Less cynically, Charles Simic has a short reflection on the American elite's toleration for poverty.

LFC said...

The Simic piece is good; its exclusive focus, however, is poverty in the U.S., whereas the Int'l Day, as the name suggests, is about poverty globally.

Poverty of the sort Simic discusses might force, for ex., an elderly couple to choose betw. food and heat, or betw. buying tissues and painkiller (as in one of his opening anecdotes). This is a different kind of poverty than the kind that means, for ex., that one is severely chronically malnourished and does not have access to sanitation or clean water. The latter kind of poverty *does* exist in the U.S., probably in increasing amounts, but is still, I think, relatively isolated geographically and not widespread. Which does not mean poverty and inequality in the U.S. aren't important; they most definitely are.
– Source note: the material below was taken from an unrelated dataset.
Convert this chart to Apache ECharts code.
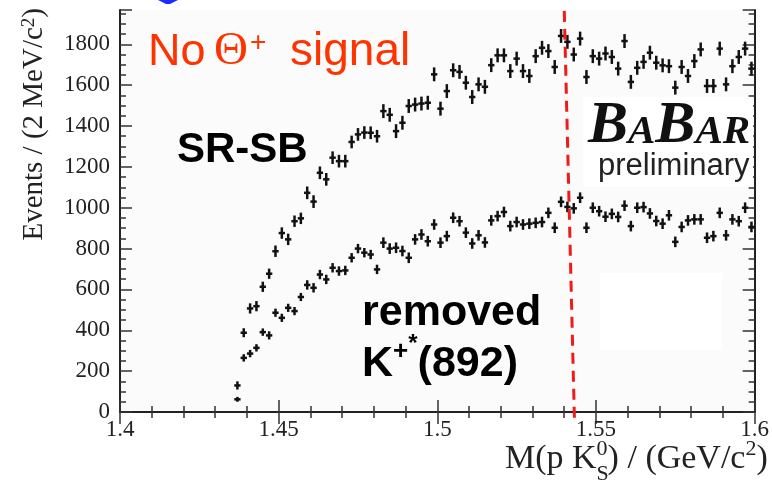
<!DOCTYPE html>
<html>
<head>
<meta charset="utf-8">
<script src="https://cdn.jsdelivr.net/npm/echarts@6/dist/echarts.min.js"></script>
<style>
  html, body { margin: 0; padding: 0; background: #ffffff; }
  #chart { width: 772px; height: 487px; }
</style>
</head>
<body>
<div id="chart"></div>
<script>
// Bin centres of M(p K0S), 2 MeV bins (GeV/c^2)
const massBins = [
  1.437,1.439,1.441,1.443,1.445,1.447,1.449,1.451,1.453,1.455,
  1.457,1.459,1.461,1.463,1.465,1.467,1.469,1.471,1.473,1.475,
  1.477,1.479,1.481,1.483,1.485,1.487,1.489,1.491,1.493,1.495,
  1.497,1.499,1.501,1.503,1.505,1.507,1.509,1.511,1.513,1.515,
  1.517,1.519,1.521,1.523,1.525,1.527,1.529,1.531,1.533,1.535,
  1.537,1.539,1.541,1.543,1.545,1.547,1.549,1.551,1.553,1.555,
  1.557,1.559,1.561,1.563,1.565,1.567,1.569,1.571,1.573,1.575,
  1.577,1.579,1.581,1.583,1.585,1.587,1.589,1.591,1.593,1.595,
  1.597,1.599
];

// Signal region minus sideband
const srMinusSb = [
  130,388,507,518,613,677,787,876,845,934,
  948,1073,1030,1171,1139,1245,1228,1228,1322,1359,
  1368,1367,1350,1473,1455,1375,1416,1498,1505,1510,
  1514,1653,1485,1571,1673,1665,1612,1542,1604,1592,
  1698,1746,1746,1669,1730,1669,1645,1742,1783,1767,
  1689,1841,1812,1750,1828,1640,1742,1730,1755,1738,
  1681,1816,1616,1685,1714,1759,1710,1697,1693,1588,
  1689,1645,1718,1775,1596,1596,1779,1604,1693,1738,
  1779,1681
];
const srMinusSbErr = [
  20,22,25,25,25,25,28,28,28,28,
  28,31,31,31,31,31,31,31,31,31,
  31,31,31,34,34,34,34,34,34,34,
  34,34,34,34,34,34,34,34,34,34,
  34,34,34,34,34,34,34,34,34,34,
  34,34,34,34,34,34,34,34,34,34,
  34,34,34,34,34,34,34,34,34,34,
  34,34,34,34,34,34,34,34,34,34,
  34,34
];

// Same selection with K*+(892) removed
const k892Removed = [
  62,265,286,314,391,375,486,461,510,494,
  563,622,608,673,649,706,690,693,755,800,
  780,771,698,829,800,804,788,755,845,869,
  836,918,829,861,951,934,878,825,865,830,
  938,959,979,910,930,918,922,926,930,975,
  902,1029,1004,997,1049,902,1000,983,956,970,
  955,1010,910,1000,1003,972,935,922,963,833,
  906,938,943,943,853,861,975,865,943,934,
  1000,906
];
const k892RemovedErr = [
  12,18,18,18,18,20,20,20,20,20,
  20,23,23,23,23,23,23,23,23,23,
  23,23,23,26,26,26,26,26,26,26,
  26,26,26,26,26,26,26,26,26,26,
  26,26,26,26,26,26,26,26,26,26,
  26,26,26,26,26,26,26,26,26,26,
  26,26,26,26,26,26,26,26,26,26,
  26,26,26,26,26,26,26,26,26,26,
  26,26
];

// Axis ranges and tick steps
const massRange = [1.4, 1.6];
const massStep = 0.05;
const eventsRange = [0, 1968];
const eventsStep = 200;
const binHalfWidth = 0.001;

// Expected Theta+ mass marker (end points: bottom, top)
const thetaLine = [[1.5432, -28], [1.540, 1968]];

const SERIF = '"Liberation Serif", "Times New Roman", serif';
const SANS = '"Liberation Sans", Arial, sans-serif';

const measureCtx = document.createElement('canvas').getContext('2d');
function textWidth(str, font) { measureCtx.font = font; return measureCtx.measureText(str).width; }

// Lay out a run of text pieces on a common baseline
function runText(x, baseline, pieces, color) {
  const out = [];
  let cx = x;
  pieces.forEach(p => {
    const font = `${p.italic ? 'italic' : 'normal'} ${p.bold ? 'bold' : 'normal'} ${p.size}px ${p.family || SANS}`;
    if (p.x !== undefined) cx = p.x;
    out.push({
      type: 'text', x: cx, y: baseline + (p.dy || 0) - 0.345 * p.size, z: 20,
      style: { text: p.text, font: font, fill: p.color || color, align: 'left', verticalAlign: 'middle' }
    });
    if (!p.overlay) cx += textWidth(p.text, font);
  });
  return out;
}

function crossItem(params, api) {
  const x = api.value(0), y = api.value(1), e = api.value(2);
  const top = api.coord([x, y + e]), bot = api.coord([x, y - e]);
  const l = api.coord([x - binHalfWidth, y]), r = api.coord([x + binHalfWidth, y]);
  const st = { stroke: '#111', lineWidth: 2.5 };
  return {
    type: 'group',
    children: [
      { type: 'line', shape: { x1: top[0], y1: top[1], x2: bot[0], y2: bot[1] }, style: st },
      { type: 'line', shape: { x1: l[0], y1: l[1], x2: r[0], y2: r[1] }, style: st }
    ]
  };
}

function markerItem(params, api) {
  const a = api.coord([api.value(0), api.value(1)]);
  const b = api.coord([api.value(2), api.value(3)]);
  return {
    type: 'line',
    shape: { x1: a[0], y1: a[1], x2: b[0], y2: b[1] },
    style: { stroke: '#f01a1a', lineWidth: 3, lineDash: [11, 7] }
  };
}

const frameLine = { show: true, lineStyle: { color: '#222', width: 2 } };
const majorTick = { show: true, inside: true, length: 12, lineStyle: { color: '#333', width: 1.5 } };
const minorTickX = { show: true, splitNumber: 5, length: 6, lineStyle: { color: '#333', width: 1.5 } };
const minorTickY = { show: true, splitNumber: 4, length: 6, lineStyle: { color: '#333', width: 1.5 } };
const tickFont = { fontFamily: SERIF, fontSize: 23, color: '#222' };

const xTitle = runText(505, 471, [
  { text: 'M(p K', size: 34, family: SERIF },
  { text: 'S', size: 22, family: SERIF, dy: 11, overlay: true },
  { text: '0', size: 22, family: SERIF, dy: -14 },
  { text: ') / (GeV/c', size: 34, family: SERIF },
  { text: '2', size: 22, family: SERIF, dy: -14 },
  { text: ')', size: 34, family: SERIF }
], '#222');

const noSignal = runText(148, 68, [
  { text: 'No', size: 45 },
  { text: '\u0398', size: 47, family: SERIF, x: 214 },
  { text: '+', size: 28, x: 250, dy: -15 },
  { text: 'signal', size: 46, x: 290 }
], '#ff3300');

const srsb = runText(177, 165, [{ text: 'SR-SB', size: 42, bold: true }], '#000');
const removed = runText(362, 328, [{ text: 'removed', size: 43, bold: true }], '#000');
const kstar = runText(362, 379, [
  { text: 'K', size: 43, bold: true },
  { text: '+', size: 26, bold: true, dy: -18 },
  { text: '*', size: 24, bold: true, dy: -26 },
  { text: '(892)', size: 43, bold: true }
], '#000');

const babar = runText(588, 147, [
  { text: 'B', size: 60, bold: true, italic: true, family: SERIF },
  { text: 'A', size: 41, bold: true, italic: true, family: SERIF },
  { text: 'B', size: 60, bold: true, italic: true, family: SERIF },
  { text: 'AR', size: 41, bold: true, italic: true, family: SERIF }
], '#111');
const prelim = runText(598, 177, [{ text: 'preliminary', size: 31 }], '#222');

const chart = echarts.init(document.getElementById('chart'), null, { renderer: 'canvas' });

chart.setOption({
  animation: false,
  backgroundColor: '#ffffff',
  grid: { left: 120, right: 7, top: 10, bottom: 75, show: true, backgroundColor: '#fbfbfb', borderWidth: 0 },
  xAxis: [
    {
      type: 'value', min: massRange[0], max: massRange[1], interval: massStep, position: 'bottom',
      axisLine: frameLine, axisTick: majorTick, minorTick: minorTickX, splitLine: { show: false },
      axisLabel: Object.assign({ margin: 6 }, tickFont)
    },
    {
      type: 'value', min: massRange[0], max: massRange[1], interval: massStep, position: 'top',
      axisLine: frameLine, axisTick: majorTick, minorTick: minorTickX, splitLine: { show: false },
      axisLabel: { show: false }
    }
  ],
  yAxis: [
    {
      type: 'value', min: eventsRange[0], max: eventsRange[1], interval: eventsStep, position: 'left',
      axisLine: frameLine, axisTick: majorTick, minorTick: minorTickY, splitLine: { show: false },
      axisLabel: Object.assign({ margin: 10, showMaxLabel: false, formatter: v => String(v) }, tickFont)
    },
    {
      type: 'value', min: eventsRange[0], max: eventsRange[1], interval: eventsStep, position: 'right',
      axisLine: frameLine, axisTick: majorTick, minorTick: minorTickY, splitLine: { show: false },
      axisLabel: { show: false }
    }
  ],
  graphic: [
    // faint white panels inside the frame
    { type: 'rect', shape: { x: 583, y: 97, width: 170, height: 90 }, style: { fill: '#ffffff' }, z: 1 },
    { type: 'rect', shape: { x: 600, y: 273, width: 122, height: 77 }, style: { fill: '#ffffff' }, z: 1 },
    // blue mark cut by the top edge
    { type: 'polygon', shape: { points: [[158, 0], [178, 0], [170, 4], [166, 4]] }, style: { fill: '#1a2cff' }, z: 20 },
    {
      type: 'text', x: 34, y: 8, rotation: Math.PI / 2, z: 20,
      style: {
        text: 'Events / (2 MeV/c{sup|2})', align: 'right', verticalAlign: 'middle',
        font: `29px ${SERIF}`, fill: '#222',
        rich: { sup: { fontFamily: SERIF, fontSize: 19, verticalAlign: 'top', fill: '#222' } }
      }
    },
    ...xTitle, ...noSignal, ...srsb, ...removed, ...kstar, ...babar, ...prelim
  ],
  series: [
    {
      name: 'SR-SB', type: 'custom', renderItem: crossItem, z: 5,
      data: massBins.map((m, i) => [m, srMinusSb[i], srMinusSbErr[i]])
    },
    {
      name: 'removed K*+(892)', type: 'custom', renderItem: crossItem, z: 5,
      data: massBins.map((m, i) => [m, k892Removed[i], k892RemovedErr[i]])
    },
    {
      name: 'Theta+ mass', type: 'custom', renderItem: markerItem, z: 6, clip: false,
      data: [[thetaLine[0][0], thetaLine[0][1], thetaLine[1][0], thetaLine[1][1]]]
    }
  ]
});
</script>
</body>
</html>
It's just that poverty in the U.S. is, for the most part (not entirely), a different phenomenon than poverty in the poorer parts of, e.g., S.Asia or subSaharan Africa.

What prompted the post is that I happen to be on the e-mail list of an organization (ATD Fourth World) that flagged Oct.17 in one of its e-mails. Otherwise I wdn't have been aware of it. The pt of these things is partly, I think, just to focus more attention on an issue.